I've been reading Hyam Maccoby-- I just finished Revolution in Judaea: Jesus and the Jewish Resistance and I'm currently reading The Mythmaker: Paul and the Invention of Christianity. They are extremely interesting. Maccoby's premise is basically that Jesus was a member of the Pharisee movement whose supposed anti-Pharisee views were the work of the authors/editors of the Synoptic Gospels and later, Paul. He asserts that Jesus saw his role as a political Messiah (not as a spiritual Messiah and divine sacrifice for sin) and that Jesus believed that the Jews would be liberated from Roman rule by miraculous intervention, and that he would be a literal king after the Davidic model. Such as he was a political rebel, the Romans captured and executed him.

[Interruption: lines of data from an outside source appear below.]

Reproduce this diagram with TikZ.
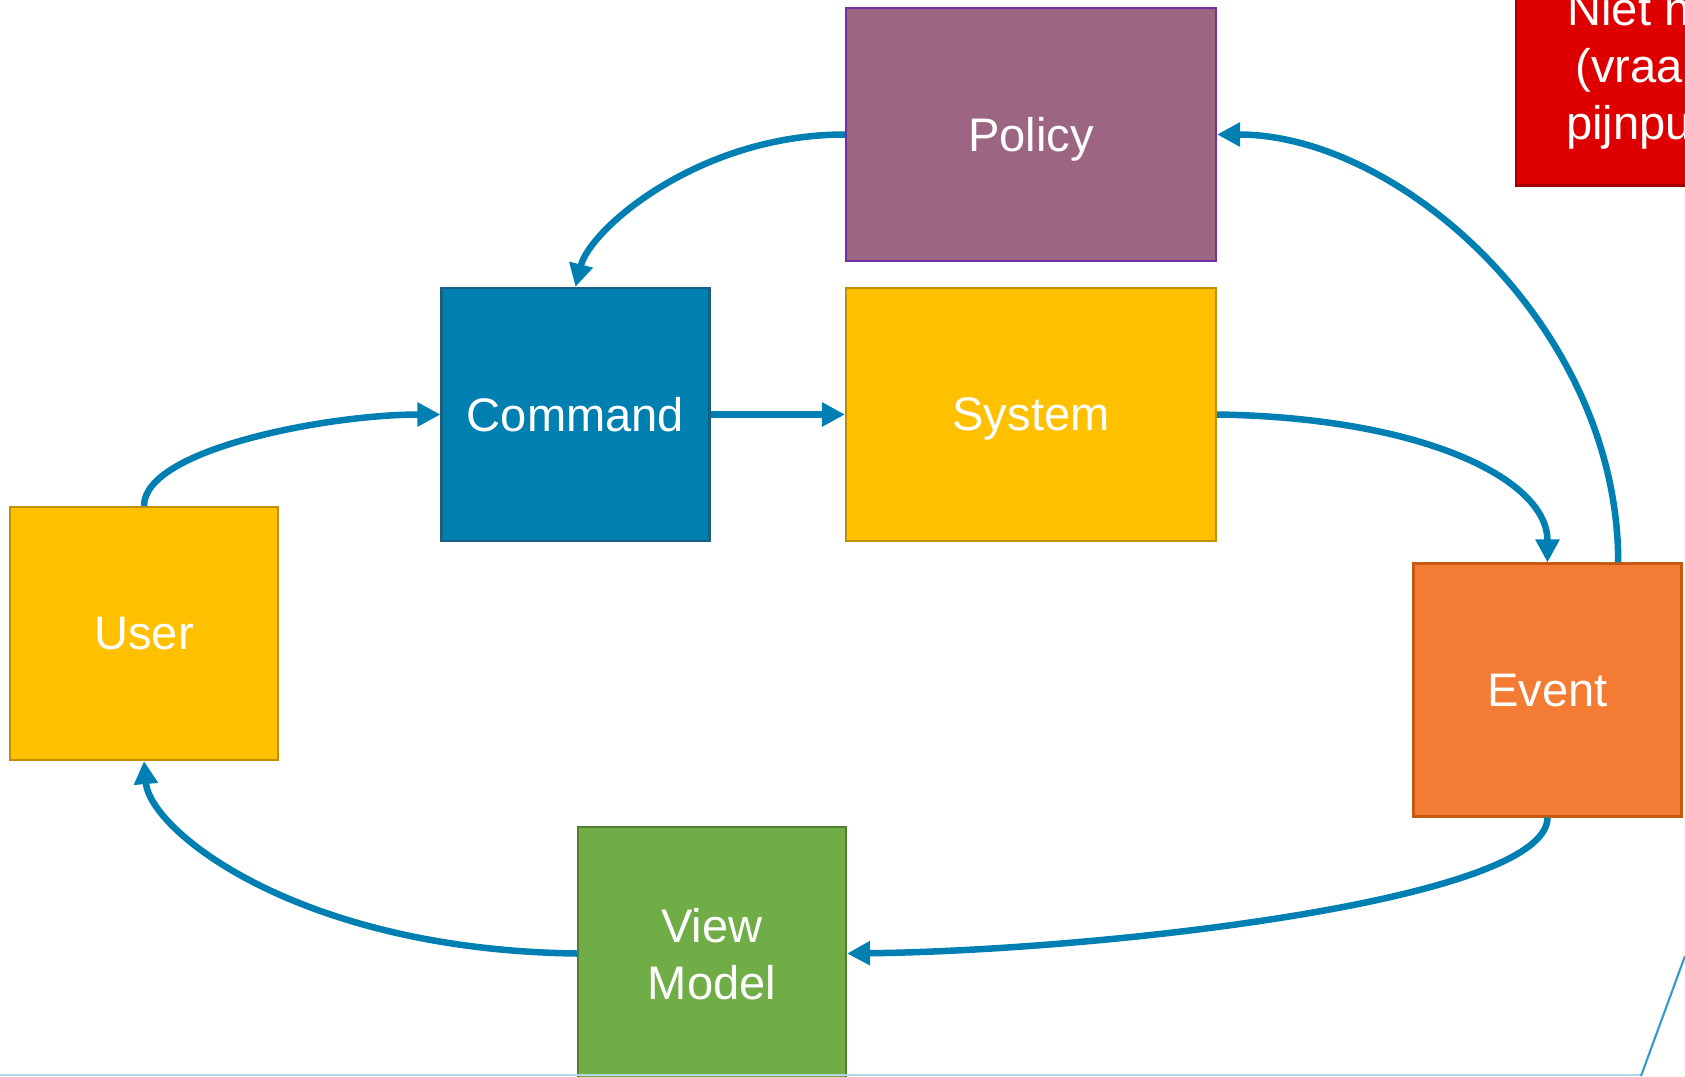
\documentclass[tikz,border=0pt]{standalone}
\usepackage{fontspec}
\setmainfont{Liberation Sans}
\usepackage{xcolor}
\usepackage{tikz}
\usetikzlibrary{shapes.geometric, arrows.meta}
\definecolor{policyfill}{HTML}{9C6683}
\definecolor{policydraw}{HTML}{7030A0}
\definecolor{commandfill}{HTML}{007FB1}
\definecolor{commanddraw}{HTML}{17607F}
\definecolor{systemfill}{HTML}{FFC000}
\definecolor{systemdraw}{HTML}{BF9000}
\definecolor{eventfill}{HTML}{F47B33}
\definecolor{eventdraw}{HTML}{C55A11}
\definecolor{viewfill}{HTML}{70AD47}
\definecolor{viewdraw}{HTML}{507E32}
\definecolor{hotspotfill}{HTML}{DE0000}
\definecolor{hotspotdraw}{HTML}{A50000}
\definecolor{flow}{HTML}{0080B2}
\definecolor{slideline}{HTML}{B4D7E5}
\definecolor{slideedge}{HTML}{3399CC}
\tikzstyle{sticky} = [
    rectangle,
    minimum width=2.68cm, minimum height=2.53cm,
    text centered, align=center,
    text=white, text depth=0pt, line width=0.6pt,
    font=\fontsize{13.4}{16.2}\selectfont]
\tikzstyle{commandbox} = [sticky, draw=commanddraw, fill=commandfill]
\tikzstyle{systembox} = [sticky, minimum width=3.7cm, draw=systemdraw, fill=systemfill]
\tikzstyle{policybox} = [sticky, minimum width=3.7cm, draw=policydraw, fill=policyfill]
\tikzstyle{userbox} = [sticky, draw=systemdraw, fill=systemfill]
\tikzstyle{eventbox} = [sticky, draw=eventdraw, fill=eventfill]
\tikzstyle{viewbox} = [sticky, draw=viewdraw, fill=viewfill]
\tikzstyle{hotspotbox} = [sticky, minimum width=2.26cm, minimum height=2.41cm, draw=hotspotdraw, fill=hotspotfill]
\tikzstyle{arrow} = [line width=0.065cm, draw=flow, -{Triangle[length=2.3mm, width=2.3mm]}]

\begin{document}
\begin{tikzpicture}[node distance=2.8cm]
        \useasboundingbox (0,0) rectangle (16.85,-10.76);
        \clip (0,0) rectangle (16.85,-10.76);

        \node (command) [commandbox] at (5.755,-4.145) {Command};
        \node (system) [systembox, right of=command, xshift=1.755cm] {System};
        \node (policy) [policybox, above of=system] {Policy};

        \node (user) [userbox, left of=command, xshift=-1.515cm, yshift=-2.19cm] {User};
        \node (event) [eventbox, right of=system, xshift=2.365cm, yshift=-2.755cm] {Event};
        \node (view) [viewbox, below of=command, xshift=1.365cm, yshift=-2.59cm] {View\\Model};

        \node (hotspot) [hotspotbox, right of=policy, xshift=3.18cm, yshift=0.695cm] {Niet n\\(vraa\\pijnpu};

        \draw [arrow] (policy.west) .. controls +(-1.46,0) and +(0.145,0.58) .. (command.north);
        \draw [arrow] (command.east) -- (system.west);
        \draw [arrow] (system.east) .. controls +(2.04,-0.03) and +(0,0.84) .. (event.north);
        \draw [arrow] (event.61) .. controls +(0,2.34) and +(1.84,0) .. (policy.east);
        \draw [arrow] (event.south) .. controls +(0,-0.83) and +(2.54,0.03) .. (view.east);
        \draw [arrow] (view.west) .. controls +(-2.78,0.035) and +(0.06,-0.7) .. (user.south);
        \draw [arrow] (user.north) .. controls +(0,0.57) and +(-1.12,0) .. (command.west);

        \draw [slideline, line width=0.6pt] (0,-10.75) -- (16.41,-10.75);
        \draw [slideedge, line width=0.6pt] (16.41,-10.76) -- (16.85,-9.56);
    \end{tikzpicture}
\end{document}
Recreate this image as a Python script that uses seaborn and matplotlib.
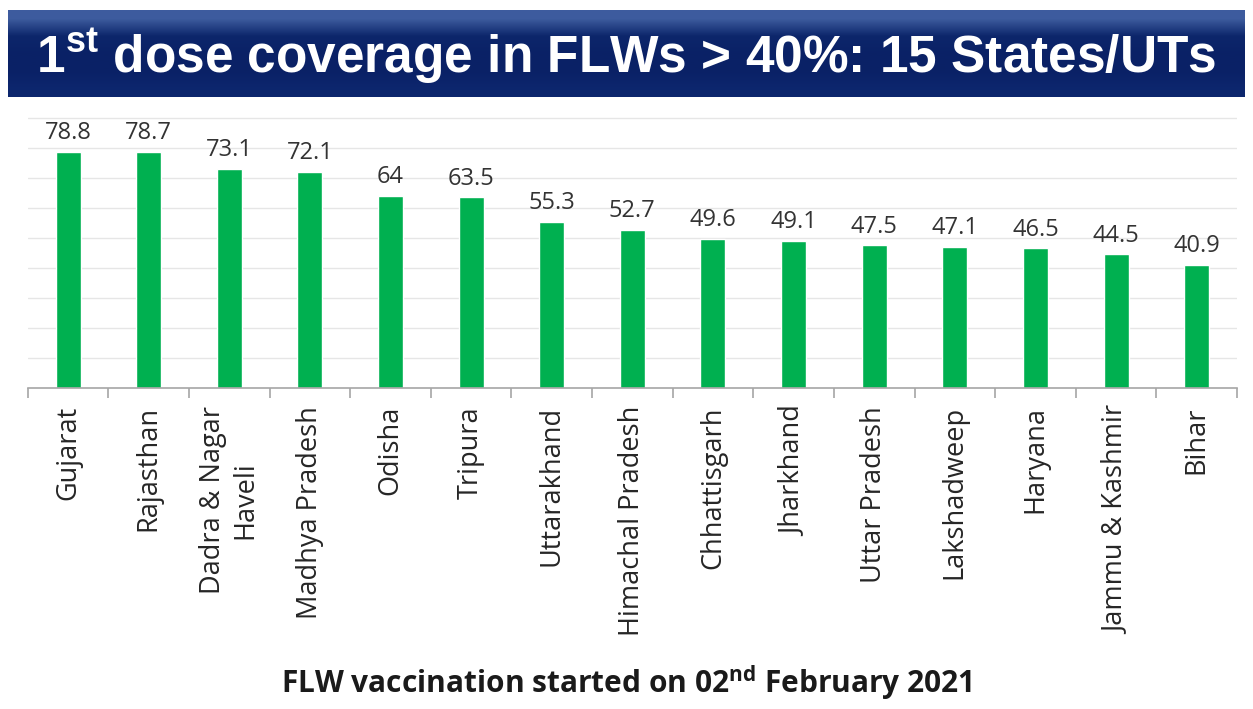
import numpy as np
import pandas as pd
import seaborn as sns
import matplotlib.pyplot as plt

states = ["Gujarat", "Rajasthan", "Dadra & Nagar\nHaveli", "Madhya Pradesh", "Odisha",
          "Tripura", "Uttarakhand", "Himachal Pradesh", "Chhattisgarh", "Jharkhand",
          "Uttar Pradesh", "Lakshadweep", "Haryana", "Jammu & Kashmir", "Bihar"]
coverage = [78.8, 78.7, 73.1, 72.1, 64, 63.5, 55.3, 52.7, 49.6, 49.1, 47.5, 47.1, 46.5, 44.5, 40.9]
value_labels = ["78.8", "78.7", "73.1", "72.1", "64", "63.5", "55.3", "52.7", "49.6",
                "49.1", "47.5", "47.1", "46.5", "44.5", "40.9"]

df = pd.DataFrame({"state": states, "coverage": coverage})

sns.set_style("white")
plt.rcParams['font.family'] = ['Open Sans', 'DejaVu Sans']

fig = plt.figure(figsize=(12.53, 7.09), dpi=100)
W, H = 1253, 709

# title banner
bax = fig.add_axes([8 / W, 1 - 97 / H, 1237 / W, 87 / H])
grad = np.array([[0.24, 0.36, 0.62], [0.05, 0.15, 0.42], [0.04, 0.13, 0.40],
                 [0.04, 0.13, 0.40], [0.05, 0.15, 0.43]])
bax.imshow(grad.reshape(-1, 1, 3), aspect="auto", extent=[0, 1, 0, 1],
           interpolation="bilinear")
bax.set_axis_off()
fig.text(0.5, 1 - 56 / H, r"1$^{\mathregular{st}}$ dose coverage in FLWs > 40%: 15 States/UTs",
         ha="center", va="center", color="white", fontsize=37, fontweight="bold",
         family="Liberation Sans")

ax = fig.add_axes([27.7 / W, 1 - 388 / H, (1237 - 27.7) / W, 273 / H])
sns.barplot(data=df, x="state", y="coverage", color="#00b050", width=0.31,
            saturation=1, ax=ax)
ax.set_ylim(0, 91)
ax.set_xlim(-0.5, len(states) - 0.5)
ax.set_yticks(range(10, 100, 10))
ax.yaxis.grid(True, color="#e6e6e6", lw=1)
ax.set_axisbelow(True)
ax.tick_params(axis="y", left=False, labelleft=False)
for s in ["top", "right", "left"]:
    ax.spines[s].set_visible(False)
ax.spines["bottom"].set_color("#a6a6a6")
ax.spines["bottom"].set_linewidth(1.2)

ax.set_xticks(range(len(states)))
ax.set_xticklabels(states, rotation=90, fontsize=19.5, color="#262626",
                   multialignment="center")
ax.tick_params(axis="x", which="major", length=0, pad=13)
ax.set_xticks(np.arange(-0.5, len(states), 1), minor=True)
ax.tick_params(axis="x", which="minor", bottom=True, length=7, color="#a6a6a6",
               width=1.2, direction="out")
ax.set_xlabel("")
ax.set_ylabel("")

for i, (v, t) in enumerate(zip(coverage, value_labels)):
    ax.text(i, v + 2.3, t, ha="center", va="bottom", fontsize=17, color="#333333")

fig.text(0.5, 1 - 683 / H, r"FLW vaccination started on 02$^{\mathregular{nd}}$ February 2021",
         ha="center", va="center", fontsize=21.5, fontweight="bold", color="#1a1a1a")

fig.savefig("out.png", dpi=100)
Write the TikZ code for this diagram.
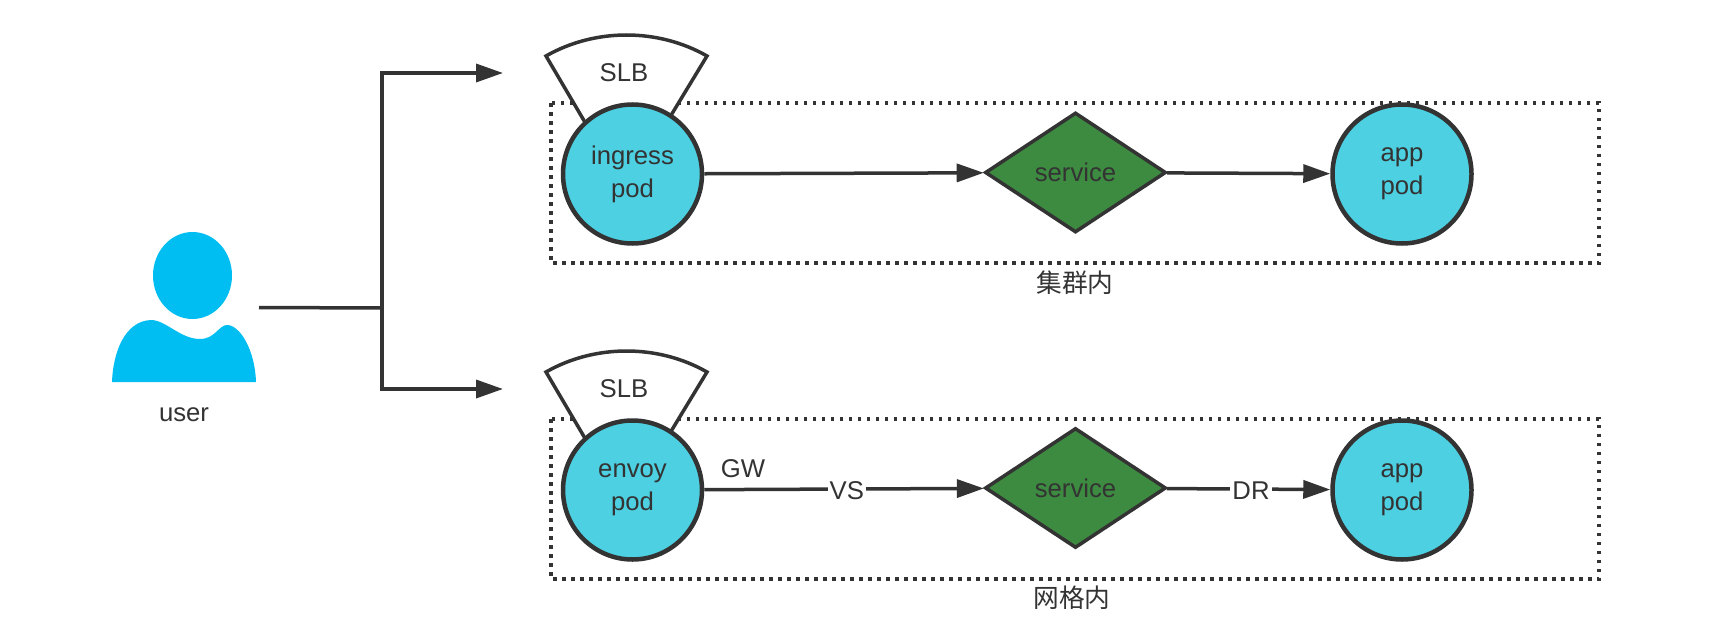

Maccoby insists that the reworking of the New Testament is an endeavor to shift blame to the Jews for Jesus' death, thus disculpating the Romans (which, given the time in which the gospels were written/edited, would have made sense). The way to do this was to recast Jesus as a religious rebel (whose enemies were the Jews), rather than as a political rebel (enemy to the Romans).

Maccoby makes at least one assumption that I don't agree with. He believes (at very least for the sake of argument, but he does so implicitly) that Jesus was an actual historical figure. I tend to doubt this, since there is really no evidence that there was a historical Jesus. What's more likely is that a single Messianic character was cast from several would-be Messiahs during that period.

What's more, Maccoby seems to accept that figures such as Abraham, Isaac, Moses, etc., were also historical figures. In fact, I speculate that his acceptance of these people as historical leads him to make similar assumptions about Jesus.